氷河が創り出す壮大な景観や青く輝く氷の洞窟などは、訪れる人々を魅了します。氷河は美しいというだけでなく、地球の気候変動や生態系の重要な指標としても重要視されているため、なかには世界遺産に登録されているスポットもあるのですよ。
ここでは、世界遺産に登録されている氷河を世界遺産マニアが厳選して分かりやすく解説。それぞれの遺産を簡潔に解説していきましょう。
目次
ヴァトナヨークトル氷河/アイスランド
ヴァトナヨークトル氷河は、ヨーロッパ最大級の体積を誇る氷河。氷河の下には多くの火山があり、特に活発な火山活動が見られ、噴火によって氷が急激に溶けるため、大規模な洪水を引き起こす「ヨークルフロイプ」と呼ばれる現象が発生することがあります。
氷河は氷の洞窟が出現することから洞窟ツアーが人気ですが、氷河そのものは18世紀の終わりまで拡大が続いたものの、現在は地球温暖化の影響で年々範囲は狭まってきています。
詳細はこちら↓
ロス・グラシアレス国立公園/アルゼンチン
ロス・グラシアレス国立公園は、アルゼンチンのサンタ・クルス州南西部にあり、チリの国境の近くにあります。園内には氷河がいくつかありますが、最も有名な氷河は「ロス・グラシアレス国立公園」。ここは氷が約250平方kmも覆っており、湖面からの高さは60m。最も活発な氷河として知られ、一般的な氷河は一年でたったの数mしか動かないのに対して、年間でも600〜800mもの速度で移動することで知られます。
夏になると展望台から先端部が崩落する姿を見られ、観光客も多く訪れる氷河でもあります。
詳細はこちら↓
アレッチ氷河/スイス
アレッチ氷河は、スイスのアルプス山脈で最も大きな氷河で、長さは約23km、面積は約118平方kmに及びます。標高4000メートル以上の山々に囲まれていて、4000〜2000万年前にアフリカ大陸プレートが北へ向けて移動したことで、大地が隆起し形成されたもの。
この氷河が谷を削り、U字谷や岩石などが盛り上がったモレーンが形成され、このような地形が一帯には何箇所も点在。
詳細はこちら↓
クック山(アオラキ)/ニュージーランド
南島の中央部にあるニュージーランド最高峰で、標高は3754m。クックとは、海軍士官であり、探検家であったジェームズ・クックから由来していますが、もともとは先住民のマオリ・ナイ・タフ族からは「アオラキ(雲の峰)」と呼ばれていました。

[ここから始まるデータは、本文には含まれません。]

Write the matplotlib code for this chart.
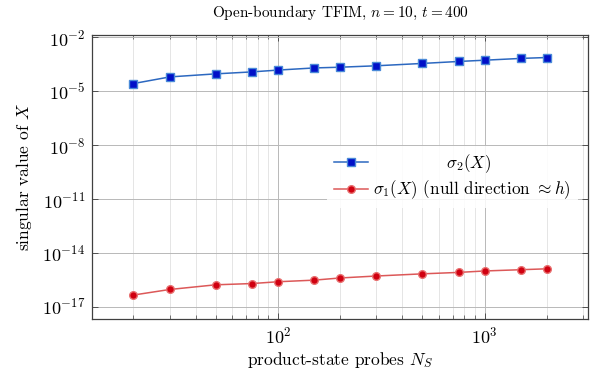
import numpy as np
from matplotlib import pyplot as plt
from matplotlib import ticker

plt.rcParams['font.family'] = ['cmr10', 'DejaVu Serif']
plt.rcParams['mathtext.fontset'] = 'cm'
plt.rcParams['axes.formatter.use_mathtext'] = True
plt.rcParams['font.size'] = 12

# probe counts and singular values
n_probes = [20, 30, 50, 75, 100, 150, 200, 300, 500, 750, 1000, 1500, 2000]
sigma2_log = [-4.57, -4.20, -4.03, -3.92, -3.82, -3.70, -3.66, -3.58,
              -3.45, -3.34, -3.27, -3.17, -3.12]
sigma1_log = [-16.34, -16.03, -15.77, -15.70, -15.60, -15.51, -15.39, -15.28,
              -15.16, -15.08, -15.00, -14.93, -14.88]
sigma2 = 10.0 ** np.array(sigma2_log)
sigma1 = 10.0 ** np.array(sigma1_log)

fig = plt.figure(figsize=(5.94, 3.75), dpi=100)
ax = fig.add_axes([0.155, 0.149, 0.835, 0.758])

ax.plot(n_probes, sigma2, color='#2c68c0', lw=1.1, marker='s', ms=5.5,
        mfc='#0010c8', mec='#4a8ad8', mew=1.0,
        label=r'$\hspace{4.9}\sigma_2(X)$', zorder=3)
ax.plot(n_probes, sigma1, color='#dc5858', lw=1.1, marker='o', ms=5.5,
        mfc='#d00010', mec='#e87070', mew=1.0,
        label=r'$\sigma_1(X)$ (null direction $\approx h$)', zorder=3)

ax.set_xscale('log')
ax.set_yscale('log')
ax.set_xlim(10 ** 1.101, 10 ** 3.501)
ax.set_ylim(10 ** -17.68, 10 ** -1.86)

ax.yaxis.set_major_locator(ticker.FixedLocator(10.0 ** np.arange(-17, -1, 3)))
ax.yaxis.set_major_formatter(ticker.LogFormatterMathtext())
ax.yaxis.set_minor_locator(ticker.NullLocator())
ax.xaxis.set_major_locator(ticker.LogLocator(base=10, numticks=10))
ax.xaxis.set_minor_locator(ticker.LogLocator(base=10, subs=np.arange(2, 10), numticks=20))
ax.xaxis.set_minor_formatter(ticker.NullFormatter())

ax.tick_params(which='both', direction='in', top=True, right=True, color='#404040')
ax.tick_params(which='major', length=4.5, width=0.6, labelsize=13, pad=5)
ax.tick_params(which='minor', length=2.8, width=0.5)

ax.grid(which='major', color='#b8b8b8', lw=0.7)
ax.grid(which='minor', axis='x', color='#e0e0e0', lw=0.6)
ax.set_axisbelow(True)
for sp in ax.spines.values():
    sp.set_color('#404040')
    sp.set_linewidth(0.9)

ax.set_title(r'Open-boundary TFIM, $n = 10$, $t = 400$', fontsize=11, pad=13)
ax.set_xlabel(r'product-state probes $N_S$', fontsize=12.5, labelpad=2)
ax.set_ylabel(r'singular value of $X$', fontsize=12.5, labelpad=6)

leg = ax.legend(loc='center right', fontsize=12.3, frameon=True, fancybox=False,
                framealpha=0.85, edgecolor='none', borderaxespad=0.6,
                handlelength=2.0, handletextpad=0.3, borderpad=0.4,
                labelspacing=0.2)
leg.get_frame().set_linewidth(0)

fig.savefig('out.png', dpi=100)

現在は周囲を含めて国立公園となっていて、707平方kmもの広大な敷地は約40%が氷河に覆われており、厳しい自然が続くエリアでもあります。
詳細はこちら↓
セルメク・クジャレク氷河(ヤコブスハブン氷河)/デンマーク(グリーンランド)
約3200平方kmにも及ぶ「セルメク・クジャレク氷河(ヤコブスハブン氷河)」は、南極大陸を除く世界で最大の氷河であるグリーンランドの中でも、その面積の約10%を占めています。氷河は標高1200kmから海へ向かって流れ落ち、ここから分離する氷は毎年40立方kmにも及ぶ、世界でも活発な氷河。この氷河によって、大地が削られ、フィヨルドが形成されます。
詳細はこちら↓
フェドチェン湖谷氷河/タジキスタン
タジキスタン国立公園は、タジキスタン東部のゴルノ・バダフシャン自治州に位置する国立公園で、ここは標高5000mを越えるパミール高原の北側に位置する山岳地帯であり、キルギスとの国境沿いに広がっています。
ここは1085もの氷河があり、その中でも「フェドチェンコ氷河」は約70kmにも及び、北極圏と南極圏以外では最も長い氷河です。他にも170の河川と400を越える湖が点在。
詳細はこちら↓
世界遺産マニアの結論と感想
氷河というと、北極や南極というイメージがあるかもしれませんが、実は高山の頂上などにも多く見られるのが特徴。もちろん、氷の美しい景観が見られるというだけでなく、世界遺産に登録されている氷河は、温暖化など地球の変化を観察できるという点でも重要な場所でもあるのです。
※こちらの内容は、世界遺産マニアの調査によって導き出した考察です。データに関しては媒体によって解釈が異なるので、その点はご了承下さい。